The problem was though that after a few series, the programme started to hit the mainstream. Robots would be invited to open Village Fetes, become the talk of water cooler conversations, have affairs with Z-list celebrities and have embarrassing photos of them climbing out of cars with their undercarriages exposed published in Heat magazine, that sort of thing.

Meanwhile their designers started to believe that they themselves were minor celebrities. They started wearing team uniforms, developing team songs. Worst of all, they all started to think that Phillippa actually liked them. The sight of a sweaty, fat bearded man with no social skills attempt to flirt with an attractive woman 15 years his junior was truly awful to watch.

My question is, is the same thing happening with bloggers? Guido has been bouncing around the blogosphere recently expounding the Power of the Blog. And the lest we forget the supreme pretentiousness of the Euston Manifesto.

As for Iain Dale, he’s been roasted a bit on his blog today for writing a very silly post claiming that former Labour David Hinchcliffe’s decision to take up a non-executive directorship of South West Yorkshire Mental Health Trust is an example of New Labour sleaze.

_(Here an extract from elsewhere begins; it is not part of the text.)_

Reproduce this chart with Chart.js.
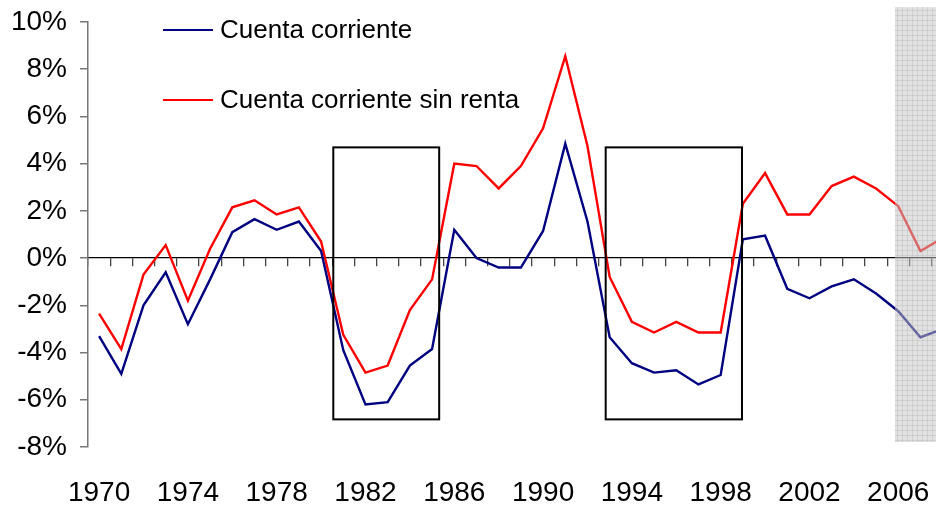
<!DOCTYPE html>
<html>
<head>
<meta charset="utf-8">
<script src="https://cdn.jsdelivr.net/npm/chart.js@4/dist/chart.umd.min.js"></script>
<style>
  html, body { margin: 0; padding: 0; background: #fff; overflow: hidden; }
  #wrap { width: 936px; height: 509px; }
</style>
</head>
<body>
<div id="wrap"><canvas id="chart" width="936" height="509"></canvas></div>
<script>
// years 1970..2008 (the last one runs off the right edge)
const years = [1970, 1971, 1972, 1973, 1974, 1975, 1976, 1977, 1978, 1979,
  1980, 1981, 1982, 1983, 1984, 1985, 1986, 1987, 1988, 1989,
  1990, 1991, 1992, 1993, 1994, 1995, 1996, 1997, 1998, 1999,
  2000, 2001, 2002, 2003, 2004, 2005, 2006, 2007, 2008]

const cuentaCorriente = [-3.3, -4.9, -2.0, -0.6, -2.8, -0.9, 1.1, 1.65, 1.2, 1.55,
  0.3, -3.9, -6.2, -6.1, -4.55, -3.85, 1.2, 0.0, -0.4, -0.4,
  1.15, 4.85, 1.55, -3.35, -4.45, -4.85, -4.75, -5.35, -4.95, 0.8,
  0.95, -1.3, -1.7, -1.2, -0.9, -1.5, -2.25, -3.35, -3.0]

const sinRenta = [-2.35, -3.85, -0.7, 0.55, -1.8, 0.4, 2.15, 2.45, 1.85, 2.15,
  0.7, -3.25, -4.85, -4.55, -2.2, -0.9, 4.0, 3.9, 2.95, 3.9,
  5.5, 8.55, 4.75, -0.8, -2.7, -3.15, -2.7, -3.15, -3.15, 2.3,
  3.6, 1.85, 1.85, 3.05, 3.45, 2.95, 2.2, 0.3, 0.85]

const seriesNames = ["Cuenta corriente", "Cuenta corriente sin renta"]
const xTickLabels = [1970, 1974, 1978, 1982, 1986, 1990, 1994, 1998, 2002, 2006]
const yTicks = [-8, -6, -4, -2, 0, 2, 4, 6, 8, 10]

// highlighted periods (rectangles) and the shaded forecast band
const boxPeriods = [[1980.55, 1985.32], [1992.82, 1998.96]]
const boxRange = [-6.83, 4.69]
const forecastBand = { from: 2005.85, top: 10.63, bottom: -7.79 }

const overlays = {
    id: 'overlays',
    afterDraw: (chart) => {
        const {ctx, scales: {x, y}} = chart;
        ctx.save();
        // rectangles
        ctx.strokeStyle = '#000';
        ctx.lineWidth = 2;
        boxPeriods.forEach(p => {
            const x1 = x.getPixelForValue(p[0]), x2 = x.getPixelForValue(p[1]);
            const y1 = y.getPixelForValue(boxRange[1]), y2 = y.getPixelForValue(boxRange[0]);
            ctx.strokeRect(x1, y1, x2 - x1, y2 - y1);
        });
        // shaded band
        const bx = x.getPixelForValue(forecastBand.from);
        const by1 = y.getPixelForValue(forecastBand.top);
        const by2 = y.getPixelForValue(forecastBand.bottom);
        const bw = chart.width - bx;
        ctx.fillStyle = 'rgba(195,195,195,0.5)';
        ctx.fillRect(bx, by1, bw, by2 - by1);
        ctx.strokeStyle = 'rgba(150,150,150,0.22)';
        ctx.lineWidth = 1;
        ctx.beginPath();
        for (let gx = bx + 2.5; gx < bx + bw; gx += 5) {
            ctx.moveTo(Math.round(gx) + 0.5, by1);
            ctx.lineTo(Math.round(gx) + 0.5, by2);
        }
        for (let gy = by1 + 2.5; gy < by2; gy += 5) {
            ctx.moveTo(bx, Math.round(gy) + 0.5);
            ctx.lineTo(bx + bw, Math.round(gy) + 0.5);
        }
        ctx.stroke();

        // legend
        ctx.font = '26px "Liberation Sans", Arial, sans-serif';
        ctx.textBaseline = 'alphabetic';
        ctx.textAlign = 'left';
        const rows = [30, 100];
        chart.data.datasets.forEach((ds, i) => {
            ctx.strokeStyle = ds.borderColor;
            ctx.lineWidth = 2;
            ctx.beginPath();
            ctx.moveTo(163, rows[i]);
            ctx.lineTo(213, rows[i]);
            ctx.stroke();
            ctx.fillStyle = '#000';
            ctx.fillText(ds.label, 220, rows[i] + 7.5);
        });
        ctx.restore();
    }
};

const ctx = document.getElementById('chart').getContext('2d');
new Chart(ctx, {
    type: 'line',
    data: {
        datasets: [{
            label: seriesNames[0],
            data: years.map((yr, i) => ({x: yr, y: cuentaCorriente[i]})),
            borderColor: '#000080',
            borderWidth: 2.4,
            pointRadius: 0,
            tension: 0
        }, {
            label: seriesNames[1],
            data: years.map((yr, i) => ({x: yr, y: sinRenta[i]})),
            borderColor: '#ff0000',
            borderWidth: 2.4,
            pointRadius: 0,
            tension: 0
        }]
    },
    options: {
        responsive: false,
        animation: false,
        devicePixelRatio: 1,
        layout: { padding: { top: 22, left: 0, right: 0, bottom: 0 } },
        plugins: {
            legend: { display: false },
            tooltip: { enabled: false }
        },
        scales: {
            x: {
                type: 'linear',
                min: 1969.5,
                max: 2007.7,
                position: 'bottom',
                border: { display: false },
                grid: { display: false, drawTicks: false },
                afterBuildTicks: s => { s.ticks = xTickLabels.map(v => ({value: v})) },
                afterFit: s => { s.height = 62; s.paddingLeft = 0; s.paddingRight = 0 },
                ticks: {
                    padding: 29,
                    maxRotation: 0,
                    autoSkip: false,
                    color: '#000',
                    font: { family: '"Liberation Sans", Arial, sans-serif', size: 28 },
                    callback: v => String(v)
                }
            },
            zero: {
                type: 'linear',
                axis: 'x',
                min: 1969.5,
                max: 2007.7,
                position: { y: 0 },
                border: { display: true, color: '#000', width: 1.3 },
                grid: { display: true, drawOnChartArea: false, drawTicks: true, tickLength: 8, color: '#444', lineWidth: 1.3 },
                afterBuildTicks: s => { s.ticks = years.map(v => ({value: v - 0.5})) },
                afterFit: s => { s.paddingLeft = 0; s.paddingRight = 0 },
                ticks: { display: false }
            },
            y: {
                type: 'linear',
                min: -8,
                max: 10,
                position: 'left',
                border: { display: true, color: '#777', width: 1.5 },
                grid: { display: true, drawOnChartArea: false, drawTicks: true, tickLength: 8, color: '#777', lineWidth: 1.5 },
                afterBuildTicks: s => { s.ticks = yTicks.map(v => ({value: v})) },
                afterFit: s => { s.width = 88; s.paddingTop = 0; s.paddingBottom = 0 },
                ticks: {
                    padding: 13,
                    color: '#000',
                    font: { family: '"Liberation Sans", Arial, sans-serif', size: 28 },
                    callback: v => v + '%'
                }
            }
        }
    },
    plugins: [overlays]
});
</script>
</body>
</html>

His defence seems to be that the press release announcing his appointment claims it wasn’t a political appointment but rather Hinchcliffe was appointed on merit (which on my reading it would appear that he was) and that, um, anyone criticising him is “employed to post on the blog by the Labour Party”. Including me.

Yes indeed. Iain is such a threat to New Labour that they employ people to discredit him, and his proof is that people post on his blog to tell him when he’s being a bit of a berk. He might as well just write a post entitled “DO YOU KNOW WHO I AM?!?” and be done with it.

Hubris. It’s a beautiful thing, isn’t it?